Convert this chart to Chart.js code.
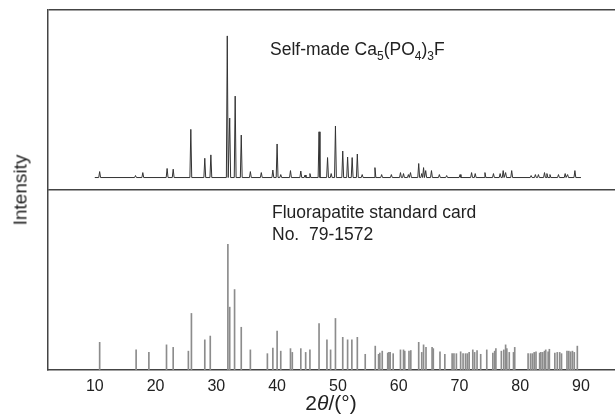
<!DOCTYPE html>
<html>
<head>
<meta charset="utf-8">
<script src="https://cdn.jsdelivr.net/npm/chart.js@4/dist/chart.umd.min.js"></script>
<style>
  html, body { margin: 0; padding: 0; background: #fff; }
  #wrap { position: relative; width: 615px; height: 415px; font-family: "Liberation Sans", Arial, sans-serif; color: #222; }
  #wrap canvas { position: absolute; left: 0; top: 0; }
  .lbl { position: absolute; white-space: nowrap; font-size: 17.5px; line-height: 1; }
  .lbl sub { font-size: 12px; vertical-align: -5px; line-height: 0; }
  #ytitle { left: 20px; top: 190px; transform: translate(-50%, -50%) rotate(-90deg); font-size: 19px; }
  #xtitle { left: 331px; top: 402px; transform: translate(-50%, -50%); font-size: 21px; }
</style>
</head>
<body>
<div id="wrap">
  <canvas id="xrd" width="615" height="415"></canvas>
  <div class="lbl" style="left:270px; top:41px;">Self-made Ca<sub>5</sub>(PO<sub>4</sub>)<sub>3</sub>F</div>
  <div class="lbl" style="left:272px; top:204px;">Fluorapatite standard card</div>
  <div class="lbl" style="left:272px; top:226px;">No.&nbsp; 79-1572</div>
  <div class="lbl" id="ytitle">Intensity</div>
  <div class="lbl" id="xtitle">2<i>θ</i>/(°)</div>
</div>
<script>
// x axis ticks
const xTicks = [10, 20, 30, 40, 50, 60, 70, 80, 90];

// self-made sample scan (2theta range, peak positions, relative intensity %)
const scanRange = [10.0, 90.0];
const samplePos = [10.8, 16.7, 17.9, 21.9, 22.9, 25.8, 28.1, 29.1, 31.8, 32.2, 33.1, 34.1, 35.6, 37.4,
    39.3, 40.0, 40.6, 42.2, 43.9, 44.6, 45.4, 46.9, 48.3, 48.9, 49.6, 50.8, 51.6, 52.35, 53.2, 54.0,
    56.1, 57.2, 58.8, 60.3, 60.8, 61.6, 61.95, 63.3, 63.8, 64.1, 64.45, 65.4, 66.7, 67.9, 70.1, 72.0,
    72.6, 74.2, 75.6, 76.7, 77.2, 77.6, 78.6, 81.8, 82.5, 83.0, 84.0, 84.4, 84.9, 86.3, 87.4, 87.8, 89.0];
const sampleInt = [4.2, 1.4, 3.5, 6.4, 5.9, 34, 13.6, 16, 100, 42, 57.5, 30, 4.2, 3.5,
    5.3, 23.7, 2.1, 4.9, 4.6, 1.8, 2.8, 32.3, 14.1, 2.8, 36.4, 18.7, 14.5, 14.1, 16.6, 2.1,
    7, 2.1, 2.1, 3.5, 2.8, 2.1, 3.5, 9.9, 2.8, 7, 4.9, 4.9, 2.1, 1.4, 2.1, 3.5,
    2.8, 3.5, 2.8, 2.8, 4.9, 3.5, 4.9, 1.4, 2.1, 2.1, 3.5, 2.8, 2.1, 2.1, 2.8, 2.1, 4.9];

// fluorapatite standard card No. 79-1572 (2theta, I/I0 %)
const cardPos = [10.8, 16.8, 18.9, 21.8, 22.9, 25.4, 25.9, 28.1, 29.0, 31.9, 32.2, 33.0, 34.1, 35.6,
    38.4, 39.3, 40.0, 40.6, 42.2, 42.5, 43.9, 44.7, 45.4, 46.9, 48.2, 48.8, 49.6, 50.8, 51.6, 52.3,
    53.2, 54.5, 56.15, 56.7, 56.9, 57.3, 58.2, 58.4, 58.6, 59.1, 60.3, 60.8, 61.0, 61.7, 62.0, 63.3,
    63.8, 64.1, 64.5, 65.5, 65.7, 66.8, 67.6, 68.8, 69.1, 69.5, 70.2, 70.6, 71.0, 71.3, 71.6, 72.2,
    72.5, 72.9, 73.5, 74.5, 75.5, 75.8, 76.0, 76.9, 77.3, 77.6, 77.8, 78.2, 78.9, 79.1, 81.3, 81.7,
    82.0, 82.3, 82.6, 83.2, 83.4, 83.7, 84.0, 84.2, 84.6, 84.8, 85.7, 86.1, 86.5, 86.8, 87.7, 88.0,
    88.3, 88.6, 88.9, 89.4];
const cardInt = [22, 16, 14, 20, 18, 15, 45, 24, 27, 100, 50, 64, 34, 16,
    13, 17.5, 31, 15, 17, 14, 17, 14, 16, 37, 24, 16, 41, 26, 24, 24,
    26, 12.5, 19, 12.5, 13.5, 15, 13.5, 14, 14, 13, 16, 16, 15, 15, 15.5, 22,
    14, 20, 18, 18, 17, 14.5, 12.5, 13, 13, 13, 14.5, 13, 13, 13, 14, 16,
    14, 15.5, 12.5, 16, 13.5, 15, 17, 15, 16, 20, 17, 14, 14, 18, 13, 13,
    13, 14, 14.5, 13.5, 14, 14, 15, 16, 14.5, 16.5, 13.5, 14, 14, 13, 15, 15,
    14.5, 15, 14, 19];

const peakHalfWidth = 0.15;
const frameColor = '#444';
const fontFamily = '"Liberation Sans", Arial, sans-serif';

// build the scan line: baseline between peaks, a spike at each peak
const sampleLine = [{ x: scanRange[0], y: 0 }];
samplePos.forEach((p, i) => {
    sampleLine.push({ x: p - peakHalfWidth, y: 0 });
    sampleLine.push({ x: p, y: sampleInt[i] });
    sampleLine.push({ x: p + peakHalfWidth, y: 0 });
});
sampleLine.push({ x: scanRange[1], y: 0 });

const cardSticks = cardPos.map((p, i) => ({ x: p, y: cardInt[i] }));

// only a line at the top of each panel (top frame / divider)
function topLineOnly(axis) {
    axis.ticks = [{ value: axis.max }];
}
function panelAxis(min, max) {
    return {
        type: 'linear',
        position: 'left',
        stack: 'panels',
        stackWeight: 1,
        min: min,
        max: max,
        afterBuildTicks: topLineOnly,
        afterFit: (scale) => { scale.width = 48; },
        ticks: { display: false },
        grid: { color: frameColor, lineWidth: 1.5, drawTicks: false },
        border: { display: true, color: frameColor, width: 1.5 },
    };
}

new Chart(document.getElementById('xrd'), {
    type: 'line',
    data: {
        datasets: [
            {
                type: 'line',
                label: 'Self-made',
                data: sampleLine,
                yAxisID: 'ySample',
                borderColor: '#333',
                borderWidth: 1,
                pointRadius: 0,
                tension: 0,
            },
            {
                type: 'bar',
                label: 'Card 79-1572',
                data: cardSticks,
                yAxisID: 'yCard',
                backgroundColor: '#8c8c8c',
                barThickness: 1,
            },
        ],
    },
    options: {
        responsive: false,
        animation: false,
        layout: { padding: { top: 10, right: 0, left: 0, bottom: 0 } },
        plugins: { legend: { display: false }, tooltip: { enabled: false } },
        scales: {
            x: {
                type: 'linear',
                min: 2.3,
                max: 95.6,
                offset: false,
                afterBuildTicks: (axis) => { axis.ticks = xTicks.map((v) => ({ value: v })); },
                afterFit: (scale) => { scale.height = 45; },
                ticks: { color: '#222', font: { family: fontFamily, size: 16 }, padding: 7, maxRotation: 0 },
                grid: { display: false, drawTicks: false },
                border: { display: true, color: frameColor, width: 1.5 },
            },
            yCard: panelAxis(0, 143.2),
            ySample: panelAxis(-8.8, 118.3),
        },
    },
});
</script>
</body>
</html>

● **REQUIREMENT**:
Write down every line from the opening of the listing to the line with "70, 80, 90];", both included, and nothing else; the pictures are omitted.

● **WRITTEN RESPONSE**:
Convert this chart to Chart.js code.
<!DOCTYPE html>
<html>
<head>
<meta charset="utf-8">
<script src="https://cdn.jsdelivr.net/npm/chart.js@4/dist/chart.umd.min.js"></script>
<style>
  html, body { margin: 0; padding: 0; background: #fff; }
  #wrap { position: relative; width: 615px; height: 415px; font-family: "Liberation Sans", Arial, sans-serif; color: #222; }
  #wrap canvas { position: absolute; left: 0; top: 0; }
  .lbl { position: absolute; white-space: nowrap; font-size: 17.5px; line-height: 1; }
  .lbl sub { font-size: 12px; vertical-align: -5px; line-height: 0; }
  #ytitle { left: 20px; top: 190px; transform: translate(-50%, -50%) rotate(-90deg); font-size: 19px; }
  #xtitle { left: 331px; top: 402px; transform: translate(-50%, -50%); font-size: 21px; }
</style>
</head>
<body>
<div id="wrap">
  <canvas id="xrd" width="615" height="415"></canvas>
  <div class="lbl" style="left:270px; top:41px;">Self-made Ca<sub>5</sub>(PO<sub>4</sub>)<sub>3</sub>F</div>
  <div class="lbl" style="left:272px; top:204px;">Fluorapatite standard card</div>
  <div class="lbl" style="left:272px; top:226px;">No.&nbsp; 79-1572</div>
  <div class="lbl" id="ytitle">Intensity</div>
  <div class="lbl" id="xtitle">2<i>θ</i>/(°)</div>
</div>
<script>
// x axis ticks
const xTicks = [10, 20, 30, 40, 50, 60, 70, 80, 90];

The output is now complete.